Indeed, a 200% funding increase is indicative of an effort to fix a long running and well-known funding crisis, or to support an extensive physical expansion. Neither of those are facts in this case. The library board, staff and supporters are to be commended for the impressive list of service upgrades and new services allowed under a millage increase. But the list does not, in our opinion, rise to a level requiring a 200% increase.
And while the list is impressive, it’s spending specificity does not match the bold call for a 200% increase. Library Executive Director Jennifer Goodson called the proposed budget "a flexible document, not a rulebook. We've got a good first year, but we need to see what we learn and what we experience between now and 2017."

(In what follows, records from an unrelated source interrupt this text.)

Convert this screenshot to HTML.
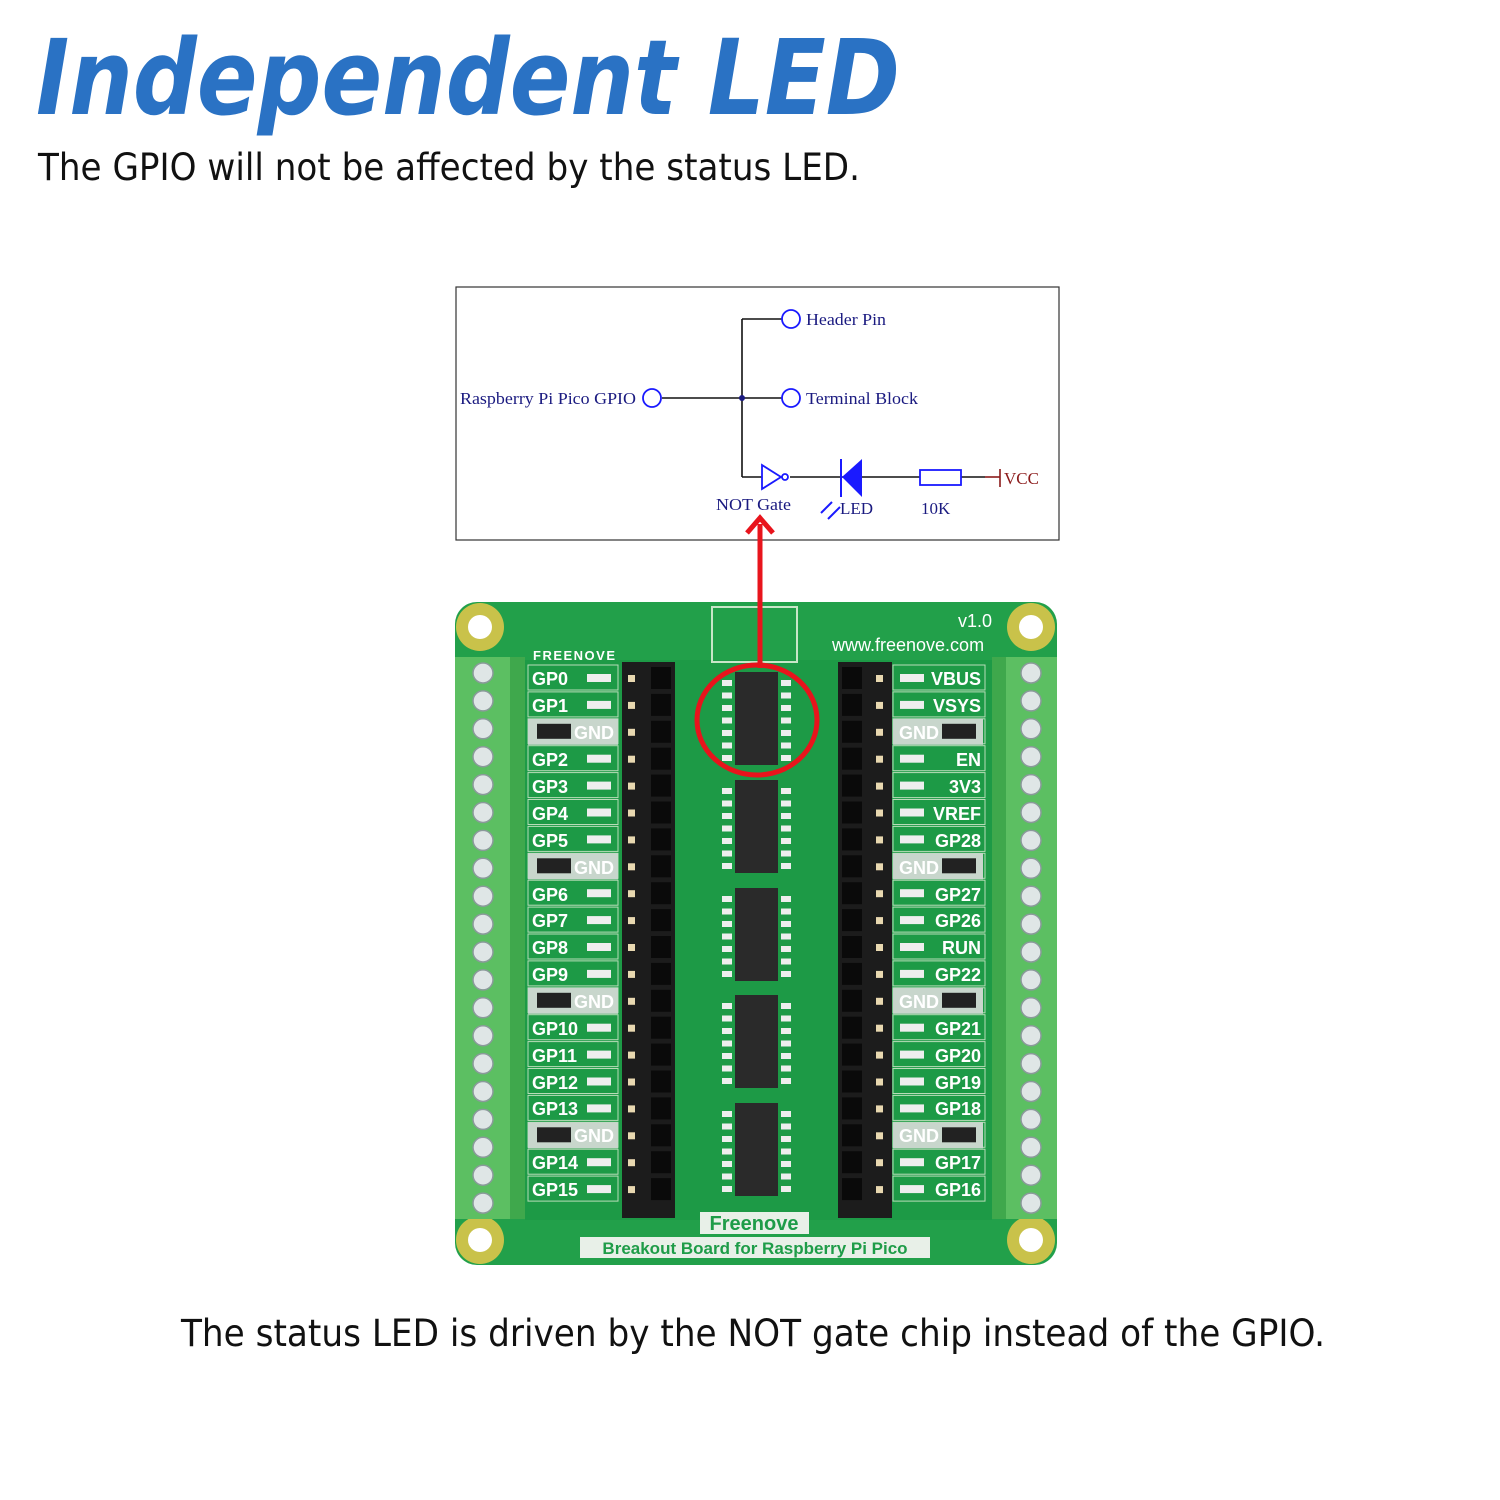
<!DOCTYPE html>
<html><head><meta charset="utf-8"><style>
html,body{margin:0;padding:0;background:#fff;width:1500px;height:1500px;overflow:hidden}
svg{display:block}
</style></head><body>
<svg id="s" width="1500" height="1500" viewBox="0 0 1500 1500" xmlns="http://www.w3.org/2000/svg">
<text x="36" y="114" font-family="DejaVu Sans, Liberation Sans, sans-serif" font-size="104" font-style="italic" font-weight="bold" fill="#2a72c4" textLength="864" lengthAdjust="spacingAndGlyphs">Independent LED</text>
<text x="38" y="180" font-family="DejaVu Sans, Liberation Sans, sans-serif" font-size="37" fill="#111" textLength="822" lengthAdjust="spacingAndGlyphs">The GPIO will not be affected by the status LED.</text>
<text x="181" y="1346" font-family="DejaVu Sans, Liberation Sans, sans-serif" font-size="37" fill="#111" textLength="1144" lengthAdjust="spacingAndGlyphs">The status LED is driven by the NOT gate chip instead of the GPIO.</text>

<!-- schematic -->
<rect x="456" y="287" width="603" height="253" fill="#fff" stroke="#333" stroke-width="1.2"/>
<g font-family="Liberation Serif, serif" font-size="17" fill="#1a1a80">
<text x="460" y="404" textLength="176" lengthAdjust="spacingAndGlyphs">Raspberry Pi Pico GPIO</text>
<text x="806" y="325" textLength="80" lengthAdjust="spacingAndGlyphs">Header Pin</text>
<text x="806" y="404" textLength="112" lengthAdjust="spacingAndGlyphs">Terminal Block</text>
<text x="716" y="510" textLength="75" lengthAdjust="spacingAndGlyphs">NOT Gate</text>
<text x="840" y="514">LED</text>
<text x="921" y="514">10K</text>
</g>
<text x="1004" y="484" font-family="Liberation Serif, serif" font-size="17" fill="#8b1a1a">VCC</text>
<g stroke="#111" stroke-width="1.6" fill="none">
<line x1="662" y1="398" x2="782" y2="398"/>
<line x1="742" y1="319" x2="782" y2="319"/>
<line x1="742" y1="319" x2="742" y2="477"/>
<line x1="742" y1="477" x2="762" y2="477"/>
<line x1="790" y1="477" x2="920" y2="477"/>
<line x1="961" y1="477" x2="985" y2="477"/>
</g>
<line x1="985" y1="477" x2="1000" y2="477" stroke="#8b1a1a" stroke-width="1.6"/>
<line x1="1000" y1="469" x2="1000" y2="487" stroke="#8b1a1a" stroke-width="1.6"/>
<circle cx="742" cy="398" r="3" fill="#1a1a80"/>
<g stroke="#1a1aff" stroke-width="1.8" fill="#fff">
<circle cx="652" cy="398" r="9"/>
<circle cx="791" cy="319" r="9"/>
<circle cx="791" cy="398" r="9"/>
<path d="M762 465 L781 477 L762 489 Z"/>
<circle cx="785" cy="477" r="3"/>
<rect x="920" y="470" width="41" height="15"/>
</g>
<path d="M862 459 L862 497 L842 477 Z" fill="#1a1aff"/>
<line x1="841" y1="459" x2="841" y2="497" stroke="#1a1aff" stroke-width="2"/>
<g stroke="#1a1aff" stroke-width="2"><line x1="832" y1="502" x2="821" y2="513"/><line x1="840" y1="507" x2="828" y2="519"/></g>

<!-- board -->
<rect x="455" y="602" width="602" height="663" rx="22" fill="#22a04a"/>
<rect x="525" y="660" width="467" height="560" fill="#1d9a46"/>
<g id="holes"></g>
<rect x="455" y="657" width="70" height="562" fill="#5cbf62"/>
<rect x="510" y="657" width="15" height="562" fill="#3fa84c"/>
<rect x="992" y="657" width="65" height="562" fill="#5cbf62"/>
<rect x="992" y="657" width="14" height="562" fill="#3fa84c"/>
<rect x="712" y="607" width="85" height="55" fill="none" stroke="#c8e6c8" stroke-width="2"/>
<g id="gen"></g>
<g font-family="Liberation Sans, sans-serif" font-weight="bold" fill="#fff" font-size="18">
<text x="533" y="660" font-size="13" letter-spacing="1.5">FREENOVE</text>
<text x="958" y="627" font-weight="normal" font-size="18">v1.0</text>
<text x="832" y="651" font-weight="normal" font-size="18">www.freenove.com</text>
</g>
<g font-family="Liberation Sans, sans-serif" font-weight="bold" fill="#fff" font-size="18">
<text x="532" y="685">GP0</text><text x="532" y="712">GP1</text><text x="574" y="739">GND</text><text x="532" y="766">GP2</text><text x="532" y="793">GP3</text><text x="532" y="820">GP4</text><text x="532" y="847">GP5</text><text x="574" y="874">GND</text><text x="532" y="901">GP6</text><text x="532" y="927">GP7</text><text x="532" y="954">GP8</text><text x="532" y="981">GP9</text><text x="574" y="1008">GND</text><text x="532" y="1035">GP10</text><text x="532" y="1062">GP11</text><text x="532" y="1089">GP12</text><text x="532" y="1115">GP13</text><text x="574" y="1142">GND</text><text x="532" y="1169">GP14</text><text x="532" y="1196">GP15</text>
</g>
<g font-family="Liberation Sans, sans-serif" font-weight="bold" fill="#fff" font-size="18" text-anchor="end">
<text x="981" y="685">VBUS</text><text x="981" y="712">VSYS</text><text x="939" y="739">GND</text><text x="981" y="766">EN</text><text x="981" y="793">3V3</text><text x="981" y="820">VREF</text><text x="981" y="847">GP28</text><text x="939" y="874">GND</text><text x="981" y="901">GP27</text><text x="981" y="927">GP26</text><text x="981" y="954">RUN</text><text x="981" y="981">GP22</text><text x="939" y="1008">GND</text><text x="981" y="1035">GP21</text><text x="981" y="1062">GP20</text><text x="981" y="1089">GP19</text><text x="981" y="1115">GP18</text><text x="939" y="1142">GND</text><text x="981" y="1169">GP17</text><text x="981" y="1196">GP16</text>
</g>
<rect x="700" y="1212" width="109" height="22" fill="#e8f0e8"/>
<rect x="580" y="1237" width="350" height="21" fill="#e8f0e8"/>
<g font-family="Liberation Sans, sans-serif" font-weight="bold" fill="#1e9c48">
<text x="754" y="1230" font-size="20" text-anchor="middle">Freenove</text>
<text x="755" y="1254" font-size="17" text-anchor="middle">Breakout Board for Raspberry Pi Pico</text>
</g>
<!-- red -->
<ellipse cx="757" cy="720" rx="60" ry="55" fill="none" stroke="#e8141c" stroke-width="5"/>
<line x1="760" y1="524" x2="760" y2="668" stroke="#e8141c" stroke-width="5"/>
<path d="M747 533 L760 518 L773 533" fill="none" stroke="#e8141c" stroke-width="5"/>
</svg>
<script>
var ns="http://www.w3.org/2000/svg",g=document.getElementById('gen'),h=document.getElementById('holes');
function el(p,t,a){var e=document.createElementNS(ns,t);for(var k in a)e.setAttribute(k,a[k]);p.appendChild(e);return e;}
[[480,627],[1031,627],[480,1240],[1031,1240]].forEach(function(c){el(h,'circle',{cx:c[0],cy:c[1],r:24,fill:'#c9c24a'});el(h,'circle',{cx:c[0],cy:c[1],r:12,fill:'#fff'});});
var S=26.9;
for(var i=0;i<20;i++){var y=673+i*27.9;
 el(g,'circle',{cx:483,cy:y,r:10,fill:'#dfe6e6',stroke:'#8a9a9a','stroke-width':1.5});
 el(g,'circle',{cx:1031,cy:y,r:10,fill:'#dfe6e6',stroke:'#8a9a9a','stroke-width':1.5});
}
for(var i=0;i<20;i++){var ly=665+i*S;
 el(g,'rect',{x:528,y:ly,width:90,height:25,fill:'none',stroke:'#b8dcb8','stroke-width':1});
 el(g,'rect',{x:893,y:ly,width:92,height:25,fill:'none',stroke:'#b8dcb8','stroke-width':1});
 if([2,7,12,17].indexOf(i)<0){
 el(g,'rect',{x:587,y:ly+9,width:24,height:8,fill:'#eee'});
 el(g,'rect',{x:900,y:ly+9,width:24,height:8,fill:'#eee'});}
}
[2,7,12,17].forEach(function(i){var ly=665+i*S;
 el(g,'rect',{x:528,y:ly,width:90,height:26,fill:'#c8d6cc'});
 el(g,'rect',{x:893,y:ly,width:90,height:26,fill:'#c8d6cc'});
 el(g,'rect',{x:537,y:ly+5,width:34,height:15,fill:'#222'});
 el(g,'rect',{x:942,y:ly+5,width:34,height:15,fill:'#222'});
});
el(g,'rect',{x:622,y:662,width:53,height:556,fill:'#1c1c1c'});
el(g,'rect',{x:838,y:662,width:54,height:556,fill:'#1c1c1c'});
for(var i=0;i<20;i++){var y=667+i*S;
 el(g,'rect',{x:651,y:y,width:20,height:22,fill:'#0a0a0a'});
 el(g,'rect',{x:842,y:y,width:20,height:22,fill:'#0a0a0a'});
 el(g,'rect',{x:628,y:y+8,width:7,height:7,fill:'#e8d8b0'});
 el(g,'rect',{x:876,y:y+8,width:7,height:7,fill:'#e8d8b0'});
}
[672,780,888,995,1103].forEach(function(y){
 el(g,'rect',{x:735,y:y,width:43,height:93,fill:'#2a2a2a'});
 for(var k=0;k<7;k++){var py=y+8+k*12.5;
  el(g,'rect',{x:722,y:py,width:10,height:6,fill:'#eee'});
  el(g,'rect',{x:781,y:py,width:10,height:6,fill:'#eee'});}
});
</script>
</body></html>
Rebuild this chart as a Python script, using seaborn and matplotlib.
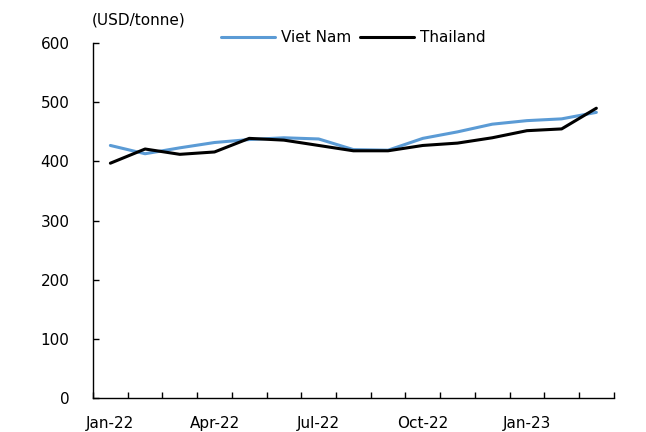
import numpy as np
import pandas as pd
import seaborn as sns
import matplotlib
matplotlib.use("Agg")
import matplotlib.pyplot as plt

months = ["Jan-22", "Feb-22", "Mar-22", "Apr-22", "May-22", "Jun-22", "Jul-22", "Aug-22",
          "Sep-22", "Oct-22", "Nov-22", "Dec-22", "Jan-23", "Feb-23", "Mar-23"]
viet_nam = [427, 413, 423, 432, 437, 440, 438, 420, 419, 439, 450, 463, 469, 472, 483]
thailand = [397, 421, 412, 416, 439, 436, 427, 418, 418, 427, 431, 440, 452, 455, 490]
label_months = ["Jan-22", "Apr-22", "Jul-22", "Oct-22", "Jan-23"]

df = pd.DataFrame({"idx": range(len(months)), "Viet Nam": viet_nam, "Thailand": thailand})
long = df.melt(id_vars="idx", var_name="series", value_name="price")

sns.set_style("white")
plt.rcParams["font.family"] = ["DejaVu Sans"]
plt.rcParams["text.color"] = "black"
plt.rcParams["xtick.color"] = "black"
plt.rcParams["ytick.color"] = "black"

fig = plt.figure(figsize=(6.46, 4.32), dpi=100)
ax = fig.add_axes([0.144, 0.079, 0.806, 0.821])

sns.lineplot(data=long, x="idx", y="price", hue="series",
             palette={"Viet Nam": "#5b9bd5", "Thailand": "#000000"},
             linewidth=2.2, ax=ax, legend=True)

ax.set_xlim(-0.5, len(months) - 0.5)
ax.set_ylim(0, 600)
ax.set_yticks(range(0, 601, 100))
ax.set_xticks(np.arange(-0.5, len(months), 1.0))
ax.set_xticklabels([])
ax.set_xticks([months.index(m) for m in label_months], minor=True)
ax.set_xticklabels(label_months, minor=True)
ax.tick_params(axis="x", which="major", bottom=True, direction="in", length=4, width=1, color="black")
ax.tick_params(axis="x", which="minor", bottom=True, direction="in", length=0, labelsize=11, pad=13)
ax.tick_params(axis="y", left=True, direction="in", length=4, width=1, color="black", labelsize=11, pad=17)
ax.set_xlabel("")
ax.set_ylabel("")

for s in ["top", "right"]:
    ax.spines[s].set_visible(False)
for s in ["left", "bottom"]:
    ax.spines[s].set_color("black")
    ax.spines[s].set_linewidth(1)

ax.legend(loc="upper center", bbox_to_anchor=(0.5, 1.075), ncol=2, frameon=False,
          fontsize=11, handlelength=3.5, columnspacing=0.6, handletextpad=0.4)

fig.text(92 / 646, 1 - 20 / 432, "(USD/tonne)", fontsize=11, va="center", ha="left")

fig.savefig("out.png", dpi=100)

In exchange for a 200% increase, we’d like something closer to a rulebook than a flexible document. We at the The City Wire have learned from the Ben Geren water park process that too few specifics on the front end results in controversy and diminished trust on the back end. The library is too valuable as a community asset to chance controversy or trust issues.
Past and present managers, staffers and supporters of the Fort Smith Public Library are to be praised for their efficient management and great service to the city and the region. They have accomplished wonders with the resources available to them. The City Wire also believes more funding for the library would allow the system to better serve all socio-economic demographics of not only the city, but the region. We are especially intrigued by the “maker spaces” concept, which is a place in a library that could be used by entrepreneurs to invent, create and produce new business services and/or products.
To that point, and if the millage question fails, we encourage library leadership to return with a request for a 1 mil increase and a more defined budget plan. It would be nice if the election could be held with a regularly scheduled cycle, but if it must be a special election, please consider more than just four polling sites.
THE BIGGER PICTURE
Appropriate consideration of the library millage increase must be made in context with other near- and long-term issues facing the city and likely to increase costs for city residents and businesses. A short list of those include a potential rate increase for water and sewer customers, the ongoing Department of Justice order that may require more investment in the city’s wet-weather sanitation system, pending liabilities with the city’s fire and police pension fund, and likely millage increases for Fort Smith Public School improvements. School millage increases could be in the 6 to 10 millage range.
In addition to pending future costs, the Fort Smith regional economy is on a positive track but is still struggling to emerge from the recession of 2007-2008. As of July 2014, there were 14,229 fewer employed in the region since June 2007, down 10.7%. If assuming that each of those employed once earned $25,000 (a considerably low number), we’ve suffered an annual loss of $355.725 million in commercial activity in the Fort Smith region.
Asking for a 200% funding increase on businesses – who pay a bulk of the property tax collections – in this economic environment and with the other issues facing city residents is not something we are able to endorse.
Again, the Fort Smith Public Library is deserving of a funding increase so it can better serve the community, but The City Wire does not endorse increasing millage for the library by 2 mils.